Last Friday was a complete nightmare for many of us with the unexpected snow that blanketed the area. School buses loaded with high school athletes headed off for basketball games around 3 p.m. with the grass still very much visible and a very worry-free prediction of a light dusting less than one inch of snow.
However, by tip off at 6 p.m. whiteout conditions were causing havoc on the freeways and side streets, closing part of I-75 in Bay County because of a 40-car accident.
Unbeknownst to the various girls’ basketball teams, coaches and referees tucked inside warm gymnasiums, Old Man Winter had come knocking with a vengeance, kicking and screaming at the door.
As I shared space with an ABC12 cameraman at the Lapeer West gym, a Genesee Area County ref from Swartz Creek asked us what it a was like outside, seeing our heads full of snow and damp-shouldered coats. The cameraman said it all when he replied, “it’s not pretty’. The surprised ref, replied, “oh, really, I came from Swartz Creek…” We both shook our heads and I relayed to him that one of our reporters had said it was a near whiteout between there and Flushing because of all the blowing snow.
It dawned on me at that point, that had the schools known what was in store, they surely would have called off a great number of the games. Imlay City was at Yale, Fenton was at Lapeer West, Lapeer East was at Linden, and many of our hockey teams were in Chelsea taking part in the Public High Schools Showcase.
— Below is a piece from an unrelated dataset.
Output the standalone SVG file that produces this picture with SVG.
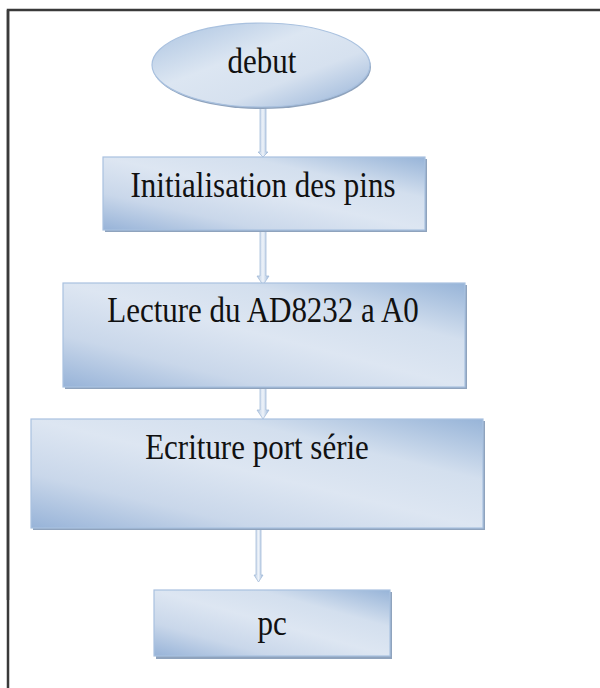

Added to that, every high school wrestling team that hadn’t beaten the weather were going to be in for rude awakening come daybreak, as they headed out in the wee hours of the morning for the Individual Wrestling District tournaments on Saturday.
The unsung heroes of the night had to be all the school bus drivers, left in the cold, dark parking lots to watch the increasingly worsening weather, no doubt fretting about how they’d get those kids back to their schools safely. Many likely set their books and radio aside and recalled from their recent bus rodeos, just how to deal with the slippery slopes that lay ahead of them. They were kept occupied planning out alternate routes as they listened to the countless traffic accident reports coming across the airwaves.
Earlier in the night before I had headed over to Lapeer West, yet another reporter called to report a blown tire on I-69 near Davison. Beautiful. What a nasty night to have to deal with that ordeal.
By 9:30 p.m. when our by-then very skeleton crew headed back to the office, a 10-minute drive had turned into a 25-minute drive and trek from Goodrich to Lapeer took over an hour.
My thoughts, as I waited for basketball scores to be called in, went back to the bus drivers. By now, they were experiencing conditions they hadn’t seen since early January. Mayville’s boys’ basketball team was at Sandusky. Not only did they not get back to the school until well after midnight, they also missed the copy deadline, putting the kids’ safety first as they should have.
Ours is sometimes not an easy job, nor for the refs, coaches, administrators and fans, caught unaware if they were part of the girls’ games and likely late, if they were attending boys’ games. The steady trickle of fans well after the second tip-off told that tale all too well.
There’s no hazard pay for any of us, nor the dedicated refs, coaches and school administrators, just lots of worry and relief once everyone’s back home safe and sound.
We salute all of you for your heroics and efforts in keeping the kids and coaches safe in the dark of night; especially last Friday.